— Do this —
Write the material out again in full, word for word. Do not include the pictures.

::: Data section :::

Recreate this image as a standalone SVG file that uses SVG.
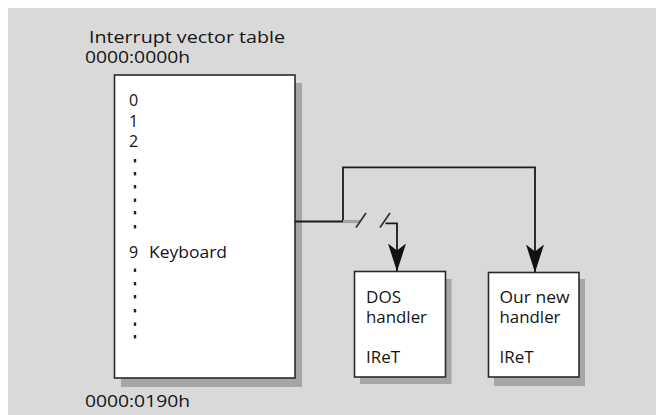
<svg xmlns="http://www.w3.org/2000/svg" width="656" height="415" viewBox="0 0 656 415">
<style>
text{font-family:"Open Sans","Liberation Sans",sans-serif;font-size:16px;fill:#141414}
.box{fill:#ffffff;stroke:#2a2a2a;stroke-width:1.6}
.shadow{fill:#a6a6a6}
.wire{fill:none;stroke:#1a1a1a;stroke-width:1.8}
.dot{fill:#222}
</style>
<defs>
<marker id="arrow" viewBox="0 0 28 18" refX="28" refY="9" markerWidth="28" markerHeight="18" markerUnits="userSpaceOnUse" orient="auto">
<path d="M0,0 L28,9 L0,18 L7,9 Z" fill="#111"/>
</marker>
</defs>
<rect x="0" y="0" width="656" height="415" fill="#ffffff"/>
<rect x="8" y="8" width="648" height="407" fill="#d9d9d9"/>

<g id="labels">
<text x="89" y="42.5" textLength="196" lengthAdjust="spacingAndGlyphs">Interrupt vector table</text>
<text x="85" y="63" textLength="105" lengthAdjust="spacingAndGlyphs">0000:0000h</text>
<text x="85" y="406.5" textLength="105" lengthAdjust="spacingAndGlyphs">0000:0190h</text>
</g>

<g id="ivt">
<rect class="shadow" x="121" y="83" width="181" height="304"/>
<rect class="box" x="114.5" y="75" width="180.5" height="303"/>
<text x="129" y="106">0</text>
<text x="129" y="127">1</text>
<text x="129" y="147">2</text>
<rect class="dot" x="133.8" y="159" width="2.4" height="3.4"/>
<rect class="dot" x="133.8" y="172" width="2.4" height="3.4"/>
<rect class="dot" x="133.8" y="185" width="2.4" height="3.4"/>
<rect class="dot" x="133.8" y="198.5" width="2.4" height="3.4"/>
<rect class="dot" x="133.8" y="211" width="2.4" height="3.4"/>
<rect class="dot" x="133.8" y="225" width="2.4" height="3.4"/>
<text x="129" y="258">9</text>
<text x="149" y="258" textLength="78" lengthAdjust="spacingAndGlyphs">Keyboard</text>
<rect class="dot" x="133.8" y="268.5" width="2.4" height="3.4"/>
<rect class="dot" x="133.8" y="282" width="2.4" height="3.4"/>
<rect class="dot" x="133.8" y="295" width="2.4" height="3.4"/>
<rect class="dot" x="133.8" y="309" width="2.4" height="3.4"/>
<rect class="dot" x="133.8" y="322.5" width="2.4" height="3.4"/>
<rect class="dot" x="133.8" y="335" width="2.4" height="3.4"/>
</g>

<g id="dos">
<rect class="shadow" x="360" y="279" width="91.5" height="105"/>
<rect class="box" x="354.5" y="271.5" width="91" height="105.5"/>
<text x="366" y="302.5" textLength="35" lengthAdjust="spacingAndGlyphs">DOS</text>
<text x="366" y="322.5" textLength="61" lengthAdjust="spacingAndGlyphs">handler</text>
<text x="366" y="362.5" textLength="34" lengthAdjust="spacingAndGlyphs">IReT</text>
</g>

<g id="newhandler">
<rect class="shadow" x="494" y="279" width="91" height="107"/>
<rect class="box" x="488.5" y="272.5" width="90.5" height="104.5"/>
<text x="499.5" y="302.5" textLength="70" lengthAdjust="spacingAndGlyphs">Our new</text>
<text x="499.5" y="322.5" textLength="61" lengthAdjust="spacingAndGlyphs">handler</text>
<text x="499.5" y="362.5" textLength="34" lengthAdjust="spacingAndGlyphs">IReT</text>
</g>

<g id="connectors">
<path class="wire" d="M295,221.5 H343 V167.3 H535 V272.5" marker-end="url(#arrow)"/>
<line x1="343" y1="221.5" x2="360" y2="221.5" stroke="#a3a3a3" stroke-width="3.2"/>
<line x1="356" y1="227.5" x2="366" y2="213" stroke="#2a2a2a" stroke-width="1.6"/>
<line x1="380" y1="227.5" x2="390" y2="213" stroke="#2a2a2a" stroke-width="1.6"/>
<path class="wire" d="M385.5,223.3 H397 V271.5" marker-end="url(#arrow)"/>
</g>
</svg>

:::

— Completed exercise —
Recreate this image as a standalone SVG file that uses SVG.
<svg xmlns="http://www.w3.org/2000/svg" width="656" height="415" viewBox="0 0 656 415">
<style>
text{font-family:"Open Sans","Liberation Sans",sans-serif;font-size:16px;fill:#141414}
.box{fill:#ffffff;stroke:#2a2a2a;stroke-width:1.6}
.shadow{fill:#a6a6a6}
.wire{fill:none;stroke:#1a1a1a;stroke-width:1.8}
.dot{fill:#222}
</style>
<defs>
<marker id="arrow" viewBox="0 0 28 18" refX="28" refY="9" markerWidth="28" markerHeight="18" markerUnits="userSpaceOnUse" orient="auto">
<path d="M0,0 L28,9 L0,18 L7,9 Z" fill="#111"/>
</marker>
</defs>
<rect x="0" y="0" width="656" height="415" fill="#ffffff"/>
<rect x="8" y="8" width="648" height="407" fill="#d9d9d9"/>

<g id="labels">
<text x="89" y="42.5" textLength="196" lengthAdjust="spacingAndGlyphs">Interrupt vector table</text>
<text x="85" y="63" textLength="105" lengthAdjust="spacingAndGlyphs">0000:0000h</text>
<text x="85" y="406.5" textLength="105" lengthAdjust="spacingAndGlyphs">0000:0190h</text>
</g>

<g id="ivt">
<rect class="shadow" x="121" y="83" width="181" height="304"/>
<rect class="box" x="114.5" y="75" width="180.5" height="303"/>
<text x="129" y="106">0</text>
<text x="129" y="127">1</text>
<text x="129" y="147">2</text>
<rect class="dot" x="133.8" y="159" width="2.4" height="3.4"/>
<rect class="dot" x="133.8" y="172" width="2.4" height="3.4"/>
<rect class="dot" x="133.8" y="185" width="2.4" height="3.4"/>
<rect class="dot" x="133.8" y="198.5" width="2.4" height="3.4"/>
<rect class="dot" x="133.8" y="211" width="2.4" height="3.4"/>
<rect class="dot" x="133.8" y="225" width="2.4" height="3.4"/>
<text x="129" y="258">9</text>
<text x="149" y="258" textLength="78" lengthAdjust="spacingAndGlyphs">Keyboard</text>
<rect class="dot" x="133.8" y="268.5" width="2.4" height="3.4"/>
<rect class="dot" x="133.8" y="282" width="2.4" height="3.4"/>
<rect class="dot" x="133.8" y="295" width="2.4" height="3.4"/>
<rect class="dot" x="133.8" y="309" width="2.4" height="3.4"/>
<rect class="dot" x="133.8" y="322.5" width="2.4" height="3.4"/>
<rect class="dot" x="133.8" y="335" width="2.4" height="3.4"/>
</g>

<g id="dos">
<rect class="shadow" x="360" y="279" width="91.5" height="105"/>
<rect class="box" x="354.5" y="271.5" width="91" height="105.5"/>
<text x="366" y="302.5" textLength="35" lengthAdjust="spacingAndGlyphs">DOS</text>
<text x="366" y="322.5" textLength="61" lengthAdjust="spacingAndGlyphs">handler</text>
<text x="366" y="362.5" textLength="34" lengthAdjust="spacingAndGlyphs">IReT</text>
</g>

<g id="newhandler">
<rect class="shadow" x="494" y="279" width="91" height="107"/>
<rect class="box" x="488.5" y="272.5" width="90.5" height="104.5"/>
<text x="499.5" y="302.5" textLength="70" lengthAdjust="spacingAndGlyphs">Our new</text>
<text x="499.5" y="322.5" textLength="61" lengthAdjust="spacingAndGlyphs">handler</text>
<text x="499.5" y="362.5" textLength="34" lengthAdjust="spacingAndGlyphs">IReT</text>
</g>

<g id="connectors">
<path class="wire" d="M295,221.5 H343 V167.3 H535 V272.5" marker-end="url(#arrow)"/>
<line x1="343" y1="221.5" x2="360" y2="221.5" stroke="#a3a3a3" stroke-width="3.2"/>
<line x1="356" y1="227.5" x2="366" y2="213" stroke="#2a2a2a" stroke-width="1.6"/>
<line x1="380" y1="227.5" x2="390" y2="213" stroke="#2a2a2a" stroke-width="1.6"/>
<path class="wire" d="M385.5,223.3 H397 V271.5" marker-end="url(#arrow)"/>
</g>
</svg>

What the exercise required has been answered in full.